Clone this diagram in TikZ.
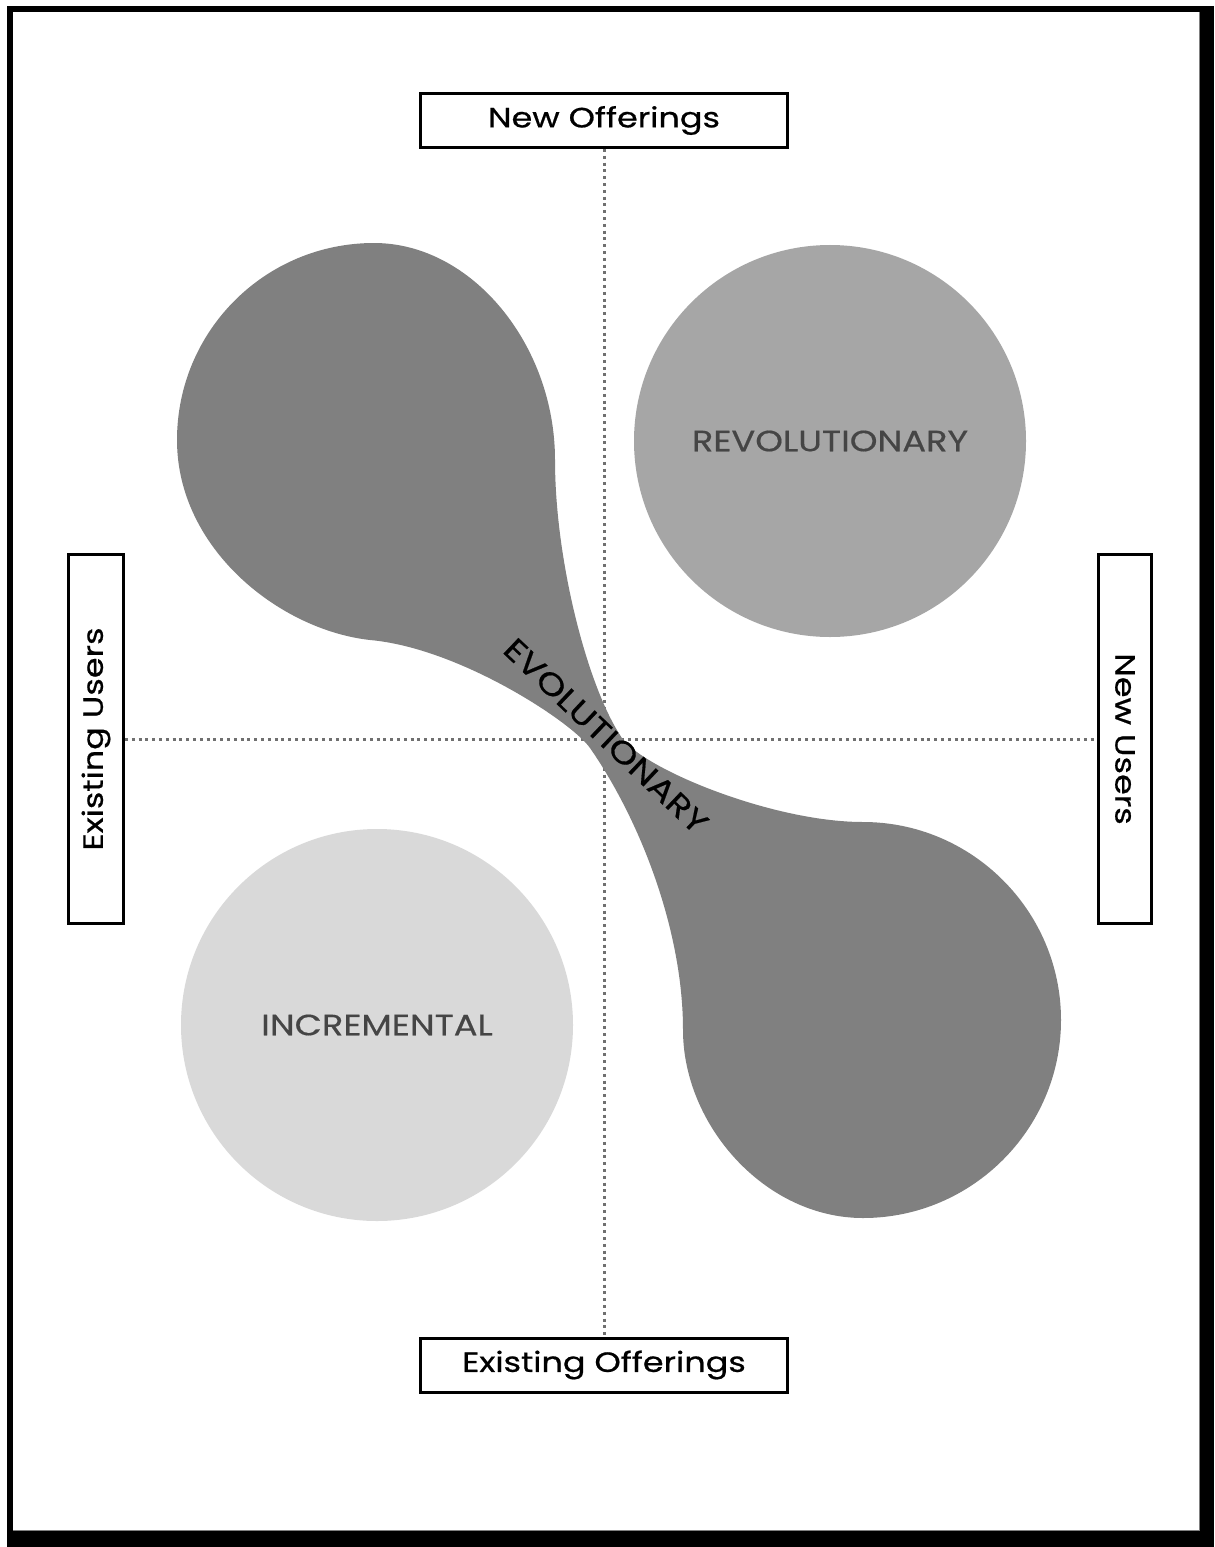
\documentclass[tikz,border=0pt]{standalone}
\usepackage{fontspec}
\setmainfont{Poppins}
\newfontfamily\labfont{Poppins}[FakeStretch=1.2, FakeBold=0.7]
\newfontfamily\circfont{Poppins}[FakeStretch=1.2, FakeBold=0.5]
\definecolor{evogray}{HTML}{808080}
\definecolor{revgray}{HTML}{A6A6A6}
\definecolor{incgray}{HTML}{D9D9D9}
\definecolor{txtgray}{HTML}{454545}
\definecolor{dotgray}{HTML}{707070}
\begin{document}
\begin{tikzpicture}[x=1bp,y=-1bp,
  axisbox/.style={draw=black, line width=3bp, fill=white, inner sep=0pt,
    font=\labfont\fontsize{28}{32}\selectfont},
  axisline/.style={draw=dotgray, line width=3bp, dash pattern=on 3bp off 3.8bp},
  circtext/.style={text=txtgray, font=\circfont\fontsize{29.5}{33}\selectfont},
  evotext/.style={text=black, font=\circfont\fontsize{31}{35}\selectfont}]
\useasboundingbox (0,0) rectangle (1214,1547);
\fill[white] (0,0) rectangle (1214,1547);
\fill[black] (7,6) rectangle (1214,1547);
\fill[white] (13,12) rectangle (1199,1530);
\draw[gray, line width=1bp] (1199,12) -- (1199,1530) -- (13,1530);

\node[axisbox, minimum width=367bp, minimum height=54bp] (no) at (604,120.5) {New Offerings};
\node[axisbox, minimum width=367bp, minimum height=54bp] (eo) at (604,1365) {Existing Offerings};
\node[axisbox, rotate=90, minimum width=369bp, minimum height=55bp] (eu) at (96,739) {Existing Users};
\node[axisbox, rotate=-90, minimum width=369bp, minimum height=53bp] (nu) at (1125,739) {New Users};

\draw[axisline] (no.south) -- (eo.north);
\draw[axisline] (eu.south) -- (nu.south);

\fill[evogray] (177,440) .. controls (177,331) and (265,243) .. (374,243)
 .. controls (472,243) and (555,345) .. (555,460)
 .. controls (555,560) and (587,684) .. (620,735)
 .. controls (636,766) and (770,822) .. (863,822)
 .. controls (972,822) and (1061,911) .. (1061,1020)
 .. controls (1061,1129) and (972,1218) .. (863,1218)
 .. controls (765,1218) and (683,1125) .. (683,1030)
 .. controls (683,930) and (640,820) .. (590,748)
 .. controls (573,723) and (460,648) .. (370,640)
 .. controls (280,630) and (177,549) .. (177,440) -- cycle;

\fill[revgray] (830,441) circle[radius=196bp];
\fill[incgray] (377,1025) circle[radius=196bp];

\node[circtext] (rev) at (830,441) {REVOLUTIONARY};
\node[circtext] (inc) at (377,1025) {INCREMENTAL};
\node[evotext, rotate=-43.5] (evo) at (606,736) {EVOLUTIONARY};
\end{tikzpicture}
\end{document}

● ● ●

== Task statement ==
Write out exactly the lines between the start of the data and the line with "(eu.south) -- (nu.south);", including both, but none of the pictures.

== Response to the task ==
Clone this diagram in TikZ.
\documentclass[tikz,border=0pt]{standalone}
\usepackage{fontspec}
\setmainfont{Poppins}
\newfontfamily\labfont{Poppins}[FakeStretch=1.2, FakeBold=0.7]
\newfontfamily\circfont{Poppins}[FakeStretch=1.2, FakeBold=0.5]
\definecolor{evogray}{HTML}{808080}
\definecolor{revgray}{HTML}{A6A6A6}
\definecolor{incgray}{HTML}{D9D9D9}
\definecolor{txtgray}{HTML}{454545}
\definecolor{dotgray}{HTML}{707070}
\begin{document}
\begin{tikzpicture}[x=1bp,y=-1bp,
  axisbox/.style={draw=black, line width=3bp, fill=white, inner sep=0pt,
    font=\labfont\fontsize{28}{32}\selectfont},
  axisline/.style={draw=dotgray, line width=3bp, dash pattern=on 3bp off 3.8bp},
  circtext/.style={text=txtgray, font=\circfont\fontsize{29.5}{33}\selectfont},
  evotext/.style={text=black, font=\circfont\fontsize{31}{35}\selectfont}]
\useasboundingbox (0,0) rectangle (1214,1547);
\fill[white] (0,0) rectangle (1214,1547);
\fill[black] (7,6) rectangle (1214,1547);
\fill[white] (13,12) rectangle (1199,1530);
\draw[gray, line width=1bp] (1199,12) -- (1199,1530) -- (13,1530);

\node[axisbox, minimum width=367bp, minimum height=54bp] (no) at (604,120.5) {New Offerings};
\node[axisbox, minimum width=367bp, minimum height=54bp] (eo) at (604,1365) {Existing Offerings};
\node[axisbox, rotate=90, minimum width=369bp, minimum height=55bp] (eu) at (96,739) {Existing Users};
\node[axisbox, rotate=-90, minimum width=369bp, minimum height=53bp] (nu) at (1125,739) {New Users};

\draw[axisline] (no.south) -- (eo.north);
\draw[axisline] (eu.south) -- (nu.south);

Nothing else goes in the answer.